Have you ever purchased an ebook (Kindle, Nook, Sony, whichever) and found, as you read it, that the text had short lines and long lines, or blank lines for no apparent reason, or short indents then long indents? And that the Table of Contents only shows you the number of chapters, but it won’t take you there?

Let’s face it: Neither the Amazon coding program nor the Smashbooks coding program are great. They are all in computer codes, and most of us writers aren’t all that into code. I’m certainly not. But if I do publish digitally, I’d like to make it look good. And I’ve found someone who can help.

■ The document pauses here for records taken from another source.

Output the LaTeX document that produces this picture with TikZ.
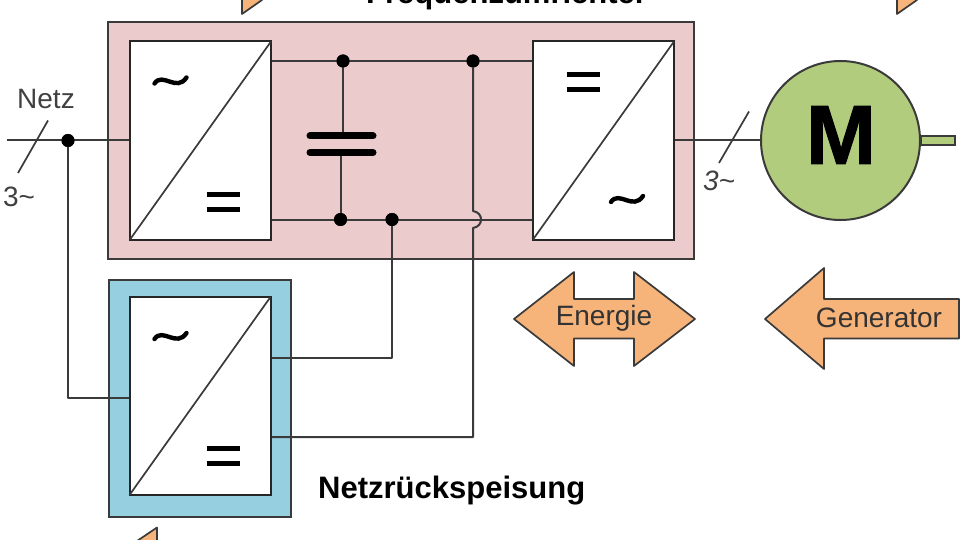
\documentclass[tikz,border=0pt]{standalone}
\usepackage{fontspec}
\setmainfont{Liberation Sans}
\newfontface\mface[FakeBold=1.2]{Liberation Sans Bold}
\usetikzlibrary{calc}
\definecolor{pinkbg}{HTML}{EBCBCC}
\definecolor{bluebg}{HTML}{96CFDF}
\definecolor{motor}{HTML}{B2CC7E}
\definecolor{arrowfill}{HTML}{F6B47A}
\definecolor{wire}{HTML}{3A3A3A}
\tikzset{
  x=1pt,y=-1pt,
  frame/.style={draw=wire,line width=2pt,anchor=north west,inner sep=0pt,outer sep=0pt},
  conv/.style={draw=black!85,line width=2pt,fill=white,anchor=north west,inner sep=0pt,outer sep=0pt,minimum width=141pt,minimum height=198pt},
  wireline/.style={draw=wire,line width=2pt,line join=round},
  thinline/.style={draw=wire,line width=1.7pt},
  dotnode/.style={circle,fill=black,inner sep=0pt,minimum size=13pt,outer sep=0pt},
  eqbar/.style={draw=black,line width=4.6pt},
  lbl/.style={inner sep=0pt,text=black!75,font=\fontsize{28}{28}\selectfont},
  title/.style={inner sep=0pt,font=\fontsize{31}{31}\selectfont\bfseries,text=black},
  arrowshape/.style={draw=wire,line width=1.7pt,fill=arrowfill,line join=round},
  arrowtext/.style={inner sep=0pt,text=black!80,font=\fontsize{28}{28}\selectfont},
}
\newcommand{\acsign}[2]{\draw[line width=4.4pt,line cap=round,black] (#1-16,#2+3) .. controls (#1-8,#2-9) and (#1+6,#2+12) .. (#1+16,#2-3);}
\newcommand{\eqsign}[2]{\draw[eqbar] (#1-16.5,#2-7.5) -- (#1+16.5,#2-7.5) (#1-16.5,#2+7.5) -- (#1+16.5,#2+7.5);}
\begin{document}
\begin{tikzpicture}
\useasboundingbox (0,0) rectangle (960,540);
\clip (0,0) rectangle (960,540);
% frames
\node[frame,fill=pinkbg,minimum width=586pt,minimum height=237pt] (fu) at (108,22) {};
\node[frame,fill=bluebg,minimum width=182pt,minimum height=237pt] (nr) at (108.5,280) {};
% coordinates and dots
\node[dotnode] (dn) at (68,140.5) {};
\node[dotnode] (dt1) at (343,61) {};
\node[dotnode] (dt2) at (473,61) {};
\node[dotnode] (db1) at (340.5,219.5) {};
\node[dotnode] (db2) at (392,219.5) {};
\coordinate (capT) at (343,136);
\coordinate (capB) at (340.5,153);
\coordinate (nstart) at (7,140.5);
\coordinate (mout) at (760,140.5);
% wires under converters
\draw[wireline] (nstart) -- (130,140.5);
\draw[wireline] (dn) -- (68,398) -- (130,398);
\draw[wireline] (271,61) -- (533,61);
\draw[wireline] (271,219.5) -- (533,219.5);
\draw[wireline] (dt1) -- (capT);
\draw[wireline] (capB) -- (db1);
\draw[wireline] (db2) -- (392,358) -- (271,358);
\draw[wireline] (dt2) -- (473,211) .. controls (479,212) and (481,216) .. (481,219.5) .. controls (481,223) and (479,227) .. (473,228) -- (473,437) -- (271,437);
\draw[wireline] (675,140.5) -- (mout);
% converters
\node[conv] (c1) at (130,41.5) {};
\node[conv] (c2) at (533,41.5) {};
\node[conv] (c3) at (129.5,297) {};
\draw[thinline] (c1.south west) -- (c1.north east);
\draw[thinline] (c2.south west) -- (c2.north east);
\draw[thinline] (c3.south west) -- (c3.north east);
% redraw dots on top
\node[dotnode] at (dn) {};
\node[dotnode] at (dt1) {};
\node[dotnode] at (dt2) {};
\node[dotnode] at (db1) {};
\node[dotnode] at (db2) {};
% symbols
\acsign{170.5}{80.5}
\eqsign{223}{202}
\eqsign{583}{82}
\acsign{627}{199}
\acsign{170.5}{336}
\eqsign{223}{456}
% capacitor
\draw[line width=7pt,line cap=round,black] (310,136) -- (373,136) (310,152.5) -- (373,152.5);
% slashes
\coordinate (s1a) at (48,120.5);
\coordinate (s1b) at (18,173);
\draw[thinline] (s1a) -- (s1b);
\coordinate (s2a) at (749,111.5);
\coordinate (s2b) at (719,163);
\draw[thinline] (s2a) -- (s2b);
% motor
\node[draw=wire,line width=1.7pt,fill=motor,rectangle,anchor=west,minimum width=34pt,minimum height=9pt,inner sep=0pt] (shaft) at (920,140.5) {};
\node[circle,draw=wire,line width=2pt,fill=motor,minimum size=159pt,inner sep=0pt] (mot) at (840.5,140.5) {};
\node[inner sep=0pt,font=\fontsize{84}{84}\mface] (mtext) at (841,135) {M};
% labels
\node[lbl] (netz) at (46,99) {Netz};
\node[lbl,anchor=center] (n3) at (19,197) {3\textasciitilde};
\node[lbl,anchor=center,font=\fontsize{28}{28}\selectfont\itshape] (m3) at (719,181) {3\textasciitilde};
\node[title,anchor=base west] (t1) at (366,4) {Frequenzumrichter};
\node[title,anchor=base west] (t2) at (318,498) {Netzrückspeisung};
% block arrows
\draw[arrowshape] (514,319) -- (574,272) -- (574,299) -- (634,299) -- (634,272) -- (695,319) -- (634,366) -- (634,338.5) -- (574,338.5) -- (574,366) -- cycle;
\node[arrowtext] (en) at (604,318) {Energie};
\draw[arrowshape] (765,319) -- (824,268) -- (824,299) -- (959,299) -- (959,338.5) -- (824,338.5) -- (824,369) -- cycle;
\node[arrowtext] (gen) at (879,318) {Generator};
% arrows cut off by the edge
\draw[arrowshape] (242,-20) -- (242,14) -- (262,0) -- (262,-20) -- cycle;
\draw[arrowshape] (897,-20) -- (897,14) -- (917,0) -- (917,-20) -- cycle;
\draw[arrowshape] (157,560) -- (157,527.5) -- (137,541) -- (137,560) -- cycle;
\end{tikzpicture}
\end{document}
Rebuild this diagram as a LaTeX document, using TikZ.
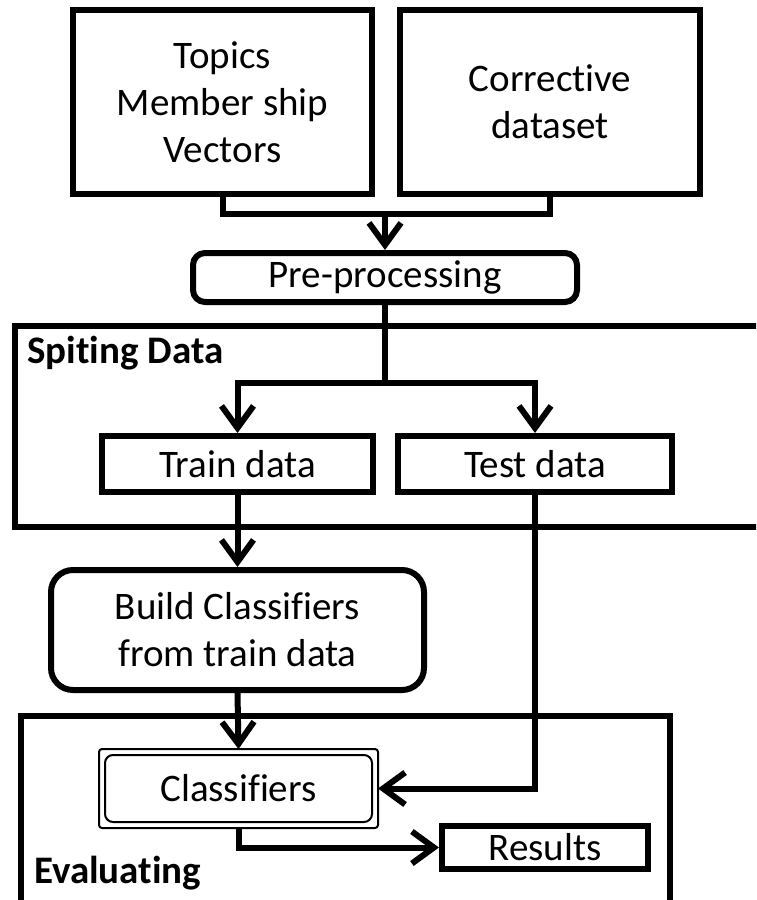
\documentclass[tikz,border=0pt]{standalone}
\usepackage{fontspec}
\setmainfont{Carlito}[Ligatures=NoCommon]
\usetikzlibrary{arrows.meta}
\begin{document}
\begin{tikzpicture}[x=1pt,y=-1pt,
  every node/.style={font=\fontsize{39}{47}\selectfont, align=center, inner sep=0pt},
  blk/.style={draw, line width=6pt, rectangle},
  rnd/.style={blk, rounded corners=#1},
  grp/.style={line width=6pt},
  lbl/.style={anchor=west, font=\fontsize{39}{47}\selectfont\bfseries},
  line/.style={line width=6pt},
  flow/.style={line width=6pt, -{Straight Barb[length=22pt,width=32pt]}}]
\useasboundingbox (0,0) rectangle (756,900);
\clip (0,0) rectangle (756,900);

% input boxes
\node[blk, minimum width=299pt, minimum height=184pt] (topics) at (222.5,102) {Topics\\Member ship\\Vectors};
\node[blk, minimum width=300pt, minimum height=184pt] (corr) at (550,102) {Corrective\\dataset};
\node[rnd=12pt, minimum width=384pt, minimum height=49pt] (pre) at (385,277.5) {Pre-processing};

% splitting stage
\draw[grp] (15,326) rectangle (780,527);
\node[lbl] (splitlbl) at (27,353) {Spiting Data};
\node[blk, minimum width=271pt, minimum height=56pt] (train) at (237.5,464) {Train data};
\node[blk, minimum width=274pt, minimum height=56pt] (test) at (535,464) {Test data};

% training
\node[rnd=22pt, minimum width=373pt, minimum height=120pt] (build) at (237.5,630) {Build Classifiers\\from train data};

% evaluation stage
\draw[grp] (21,716) rectangle (670,920);
\node[lbl] (evallbl) at (34,873) {Evaluating};
\node[draw, line width=2pt, rounded corners=8pt, minimum width=267pt, minimum height=67pt] (cls) at (238.5,788.5) {Classifiers};
\draw[line width=2pt, rounded corners=3pt] ([xshift=-5pt,yshift=5pt]cls.north west) rectangle ([xshift=5pt,yshift=-5pt]cls.south east);
\node[blk, minimum width=206pt, minimum height=43pt] (results) at (545,847.5) {Results};

% connectors
\coordinate (m) at (385,214);
\draw[line] (topics.south) |- (m) -| (corr.south);
\draw[flow] (m) -- (pre.north);
\coordinate (s) at (385,383);
\draw[line] (pre.south) -- (s);
\draw[flow] (s) -| (train.north);
\draw[flow] (s) -| (test.north);
\draw[flow] (train.south) -- (build.north);
\draw[flow] (build.south) -- ([yshift=5pt]cls.north);
\draw[flow] (test.south) |- ([xshift=5pt]cls.east);
\draw[flow] ([yshift=-5pt]cls.south) |- (results.west);
\end{tikzpicture}
\end{document}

I encountered Ian S. Rutter on LinkedIn, in one of the writers groups. He’s a former code-writer (or engineer? Please comment, Ian!) for Microsoft, so he knows code like I know grammar. And when he saw people advertising to pay $149 to “format” your precious books, and that probably doesn’t include inserting photos, or (gasp!) videos, he got upset and decided to do something about it.

So he wrote about it on his pages like my pages. In details.I’m having serious trouble inserting it so you can use it (this is my fourth try), so I’ll explain it instead. The address starts the way most do, with the h-part and the double-u’s, and the punctuation. Next is his name,(Ian, then s is for a middle name; then Rutter. ALl run together.) After that it says that it’s in a country, by using the first two letters of code, followed by where he is, the United Kingdom, but just the first letter of each word. Then there’s a nifty slash, and it says that it’s one of those things like you’re looking at, followed by how to make an ebook, with those words connected with dashes. That’s it. That’s all. Maybe I can get it into a comment. Sigh. But GO THERE! That takes you to the first part, and there are links to parts 2 though 4. I’m sure 5 will be ready in a few days, if his fingers don’t give up!

I’ve done the four chapters now, and to my amazement, I’m getting it. I’m starting to understand what the code means and how (and why) to use it! I can’t tell you here, but if you want to save yourself some trouble (and possibly some money), check out Ian’s blog. You won’t be sorry.

Oh, and up to Part 4 is primarily text with image inserts (.jpgs). He’ll get to putting in videos, and what you have to do to make it upload on Amazon, too. He’s a great teacher, and he incorporates videos into his blog and they help.

Fellow writers, I know you’re thinking that this is not for you, and if you have a great relationship with an agent and a publisher, maybe it isn’t. But don’t think that it’s something you can’t learn. You can. And Ian can help!